Produce nothing but an exact copy of the lines from the one containing "Convert this chart to Bokeh code." through the one containing "from bokeh.resources import INLINE", and do not carry over pictures.

------ RECORD EXTRACTS

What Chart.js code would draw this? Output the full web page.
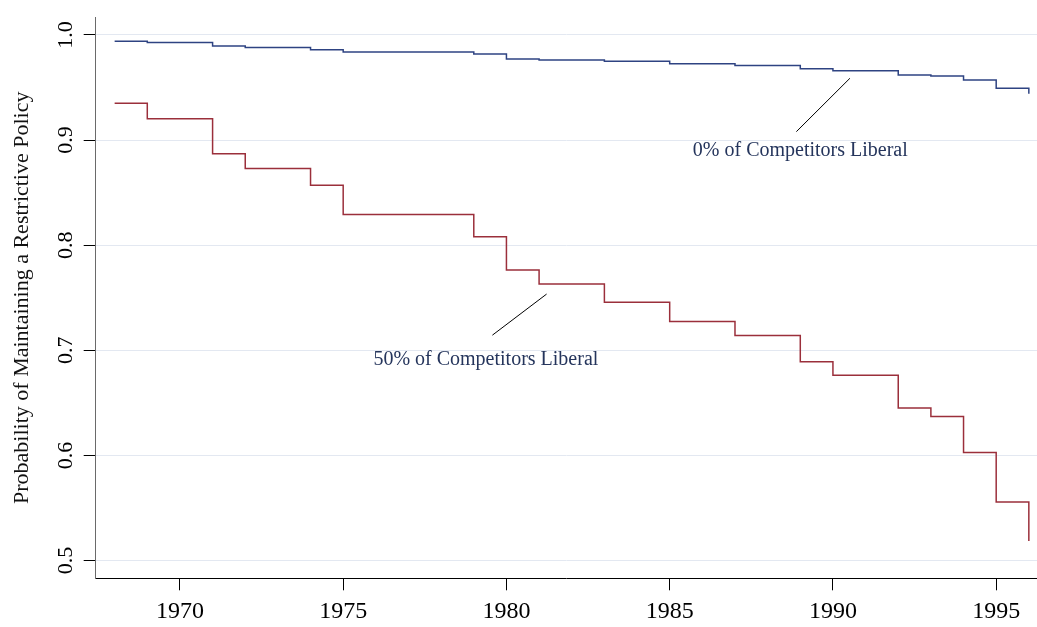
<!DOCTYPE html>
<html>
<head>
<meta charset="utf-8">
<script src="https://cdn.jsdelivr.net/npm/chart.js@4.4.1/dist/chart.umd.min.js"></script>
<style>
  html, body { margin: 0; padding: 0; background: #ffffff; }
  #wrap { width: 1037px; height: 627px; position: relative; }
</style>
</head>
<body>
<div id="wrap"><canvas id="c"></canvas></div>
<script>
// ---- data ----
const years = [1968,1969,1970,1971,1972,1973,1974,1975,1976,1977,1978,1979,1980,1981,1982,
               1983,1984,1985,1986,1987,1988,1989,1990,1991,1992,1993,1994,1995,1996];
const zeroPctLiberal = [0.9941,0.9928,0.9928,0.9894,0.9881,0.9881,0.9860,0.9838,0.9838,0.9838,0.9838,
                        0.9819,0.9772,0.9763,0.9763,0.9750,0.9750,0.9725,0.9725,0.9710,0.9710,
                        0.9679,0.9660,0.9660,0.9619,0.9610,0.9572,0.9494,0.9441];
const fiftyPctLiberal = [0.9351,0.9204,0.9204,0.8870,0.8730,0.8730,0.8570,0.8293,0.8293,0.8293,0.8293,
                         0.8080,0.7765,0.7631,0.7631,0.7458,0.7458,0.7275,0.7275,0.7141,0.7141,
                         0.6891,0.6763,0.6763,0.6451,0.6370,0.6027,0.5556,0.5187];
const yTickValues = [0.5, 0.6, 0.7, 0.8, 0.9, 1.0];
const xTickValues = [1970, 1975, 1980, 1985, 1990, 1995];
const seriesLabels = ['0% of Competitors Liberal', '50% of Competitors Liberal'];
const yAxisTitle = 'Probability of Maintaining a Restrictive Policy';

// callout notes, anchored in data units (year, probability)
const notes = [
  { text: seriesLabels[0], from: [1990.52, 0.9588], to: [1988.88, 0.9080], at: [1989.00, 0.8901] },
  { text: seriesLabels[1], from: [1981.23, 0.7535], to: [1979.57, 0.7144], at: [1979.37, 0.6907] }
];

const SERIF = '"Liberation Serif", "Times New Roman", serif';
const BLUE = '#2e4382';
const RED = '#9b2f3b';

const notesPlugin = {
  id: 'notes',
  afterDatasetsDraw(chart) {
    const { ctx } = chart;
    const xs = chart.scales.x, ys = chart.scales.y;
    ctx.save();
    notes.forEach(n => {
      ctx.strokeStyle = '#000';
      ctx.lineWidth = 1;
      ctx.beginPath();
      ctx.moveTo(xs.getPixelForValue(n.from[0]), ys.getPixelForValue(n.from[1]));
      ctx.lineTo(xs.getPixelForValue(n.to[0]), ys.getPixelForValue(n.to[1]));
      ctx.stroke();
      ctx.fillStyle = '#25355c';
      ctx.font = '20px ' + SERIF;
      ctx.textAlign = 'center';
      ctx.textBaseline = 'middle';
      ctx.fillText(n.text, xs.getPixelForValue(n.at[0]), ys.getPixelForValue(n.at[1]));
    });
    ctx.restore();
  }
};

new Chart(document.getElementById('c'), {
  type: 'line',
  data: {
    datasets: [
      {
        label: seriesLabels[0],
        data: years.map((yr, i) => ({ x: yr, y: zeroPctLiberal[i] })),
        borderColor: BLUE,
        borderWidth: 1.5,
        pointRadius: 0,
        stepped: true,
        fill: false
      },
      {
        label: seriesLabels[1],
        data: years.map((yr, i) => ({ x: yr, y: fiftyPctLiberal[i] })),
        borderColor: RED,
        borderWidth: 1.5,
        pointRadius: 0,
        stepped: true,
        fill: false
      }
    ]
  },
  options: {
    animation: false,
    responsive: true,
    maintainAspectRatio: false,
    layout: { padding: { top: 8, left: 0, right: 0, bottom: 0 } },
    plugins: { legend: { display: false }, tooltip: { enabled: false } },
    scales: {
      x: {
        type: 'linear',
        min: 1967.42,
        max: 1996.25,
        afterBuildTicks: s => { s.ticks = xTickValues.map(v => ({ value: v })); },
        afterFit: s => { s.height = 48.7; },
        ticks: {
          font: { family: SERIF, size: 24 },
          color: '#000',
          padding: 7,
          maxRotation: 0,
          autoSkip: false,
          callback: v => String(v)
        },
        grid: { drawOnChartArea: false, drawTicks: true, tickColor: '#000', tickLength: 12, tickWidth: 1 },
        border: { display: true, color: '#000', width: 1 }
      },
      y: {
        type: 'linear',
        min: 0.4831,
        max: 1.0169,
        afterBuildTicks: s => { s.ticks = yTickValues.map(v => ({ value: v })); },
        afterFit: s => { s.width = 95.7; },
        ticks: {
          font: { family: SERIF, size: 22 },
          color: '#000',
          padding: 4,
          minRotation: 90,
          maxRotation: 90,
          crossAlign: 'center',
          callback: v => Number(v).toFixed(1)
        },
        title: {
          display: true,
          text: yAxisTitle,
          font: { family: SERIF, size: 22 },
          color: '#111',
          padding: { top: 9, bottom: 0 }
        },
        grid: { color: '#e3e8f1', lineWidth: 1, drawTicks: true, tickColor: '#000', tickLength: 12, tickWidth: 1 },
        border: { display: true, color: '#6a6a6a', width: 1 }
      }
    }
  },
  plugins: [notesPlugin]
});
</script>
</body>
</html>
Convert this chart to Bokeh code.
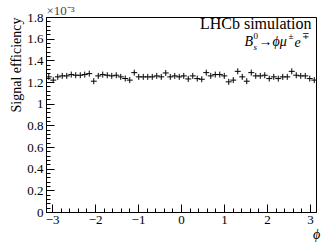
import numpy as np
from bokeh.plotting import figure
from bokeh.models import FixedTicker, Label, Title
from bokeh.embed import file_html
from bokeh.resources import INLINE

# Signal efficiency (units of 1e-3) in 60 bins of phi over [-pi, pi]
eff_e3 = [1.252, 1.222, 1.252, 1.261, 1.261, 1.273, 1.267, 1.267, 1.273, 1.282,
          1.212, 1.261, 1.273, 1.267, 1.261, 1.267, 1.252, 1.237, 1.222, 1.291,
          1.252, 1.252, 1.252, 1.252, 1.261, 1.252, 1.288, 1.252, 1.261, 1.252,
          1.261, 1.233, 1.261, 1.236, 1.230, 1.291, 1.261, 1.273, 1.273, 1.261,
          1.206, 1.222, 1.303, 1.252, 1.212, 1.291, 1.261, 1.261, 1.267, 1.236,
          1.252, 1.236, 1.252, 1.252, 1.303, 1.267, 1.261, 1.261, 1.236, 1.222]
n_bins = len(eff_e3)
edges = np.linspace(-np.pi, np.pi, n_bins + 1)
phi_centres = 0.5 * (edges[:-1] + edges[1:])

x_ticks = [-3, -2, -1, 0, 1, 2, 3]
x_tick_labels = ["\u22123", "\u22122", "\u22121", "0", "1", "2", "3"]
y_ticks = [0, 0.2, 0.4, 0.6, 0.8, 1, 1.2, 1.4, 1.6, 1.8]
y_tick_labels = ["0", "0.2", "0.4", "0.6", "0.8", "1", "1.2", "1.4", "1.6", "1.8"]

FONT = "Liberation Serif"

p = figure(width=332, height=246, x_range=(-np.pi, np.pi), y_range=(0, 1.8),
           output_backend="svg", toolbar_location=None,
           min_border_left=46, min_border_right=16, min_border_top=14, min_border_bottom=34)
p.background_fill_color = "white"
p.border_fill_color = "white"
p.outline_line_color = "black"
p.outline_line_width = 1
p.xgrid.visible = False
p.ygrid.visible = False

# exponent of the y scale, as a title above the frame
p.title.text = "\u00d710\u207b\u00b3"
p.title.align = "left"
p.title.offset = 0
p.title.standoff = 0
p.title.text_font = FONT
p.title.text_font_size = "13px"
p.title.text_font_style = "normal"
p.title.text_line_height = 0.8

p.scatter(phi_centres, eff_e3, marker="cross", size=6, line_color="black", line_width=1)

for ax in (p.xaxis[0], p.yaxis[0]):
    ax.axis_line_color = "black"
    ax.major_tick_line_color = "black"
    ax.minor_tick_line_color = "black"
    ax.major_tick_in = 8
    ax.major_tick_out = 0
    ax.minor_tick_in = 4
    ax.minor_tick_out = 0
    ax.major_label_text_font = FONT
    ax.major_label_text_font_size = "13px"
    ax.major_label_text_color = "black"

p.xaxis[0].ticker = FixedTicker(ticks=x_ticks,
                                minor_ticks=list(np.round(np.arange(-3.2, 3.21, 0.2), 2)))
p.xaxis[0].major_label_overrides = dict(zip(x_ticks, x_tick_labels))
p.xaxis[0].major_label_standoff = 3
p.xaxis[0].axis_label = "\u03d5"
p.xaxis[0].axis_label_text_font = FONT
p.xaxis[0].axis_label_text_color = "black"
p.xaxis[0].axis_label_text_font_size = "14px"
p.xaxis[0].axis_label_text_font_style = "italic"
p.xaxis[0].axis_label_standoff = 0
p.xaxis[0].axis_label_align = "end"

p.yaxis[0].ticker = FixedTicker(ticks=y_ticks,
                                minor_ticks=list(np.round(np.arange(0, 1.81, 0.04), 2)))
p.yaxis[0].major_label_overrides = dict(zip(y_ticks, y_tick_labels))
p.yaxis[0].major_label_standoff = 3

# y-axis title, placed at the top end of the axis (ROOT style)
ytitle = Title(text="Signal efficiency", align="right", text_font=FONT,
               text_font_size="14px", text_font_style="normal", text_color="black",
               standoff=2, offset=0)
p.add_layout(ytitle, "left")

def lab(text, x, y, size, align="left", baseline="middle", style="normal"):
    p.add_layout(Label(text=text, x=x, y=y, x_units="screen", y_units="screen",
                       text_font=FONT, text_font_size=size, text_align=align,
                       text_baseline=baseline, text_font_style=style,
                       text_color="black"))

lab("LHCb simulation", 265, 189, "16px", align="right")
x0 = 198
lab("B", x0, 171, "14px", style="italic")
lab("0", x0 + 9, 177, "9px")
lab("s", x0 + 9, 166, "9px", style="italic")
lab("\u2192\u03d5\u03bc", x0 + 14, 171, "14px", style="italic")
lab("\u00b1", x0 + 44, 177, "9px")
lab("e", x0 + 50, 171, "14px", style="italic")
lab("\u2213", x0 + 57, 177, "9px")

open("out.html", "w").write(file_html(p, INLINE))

------------

**EXPECTED ANSWER**
Convert this chart to Bokeh code.
import numpy as np
from bokeh.plotting import figure
from bokeh.models import FixedTicker, Label, Title
from bokeh.embed import file_html
from bokeh.resources import INLINE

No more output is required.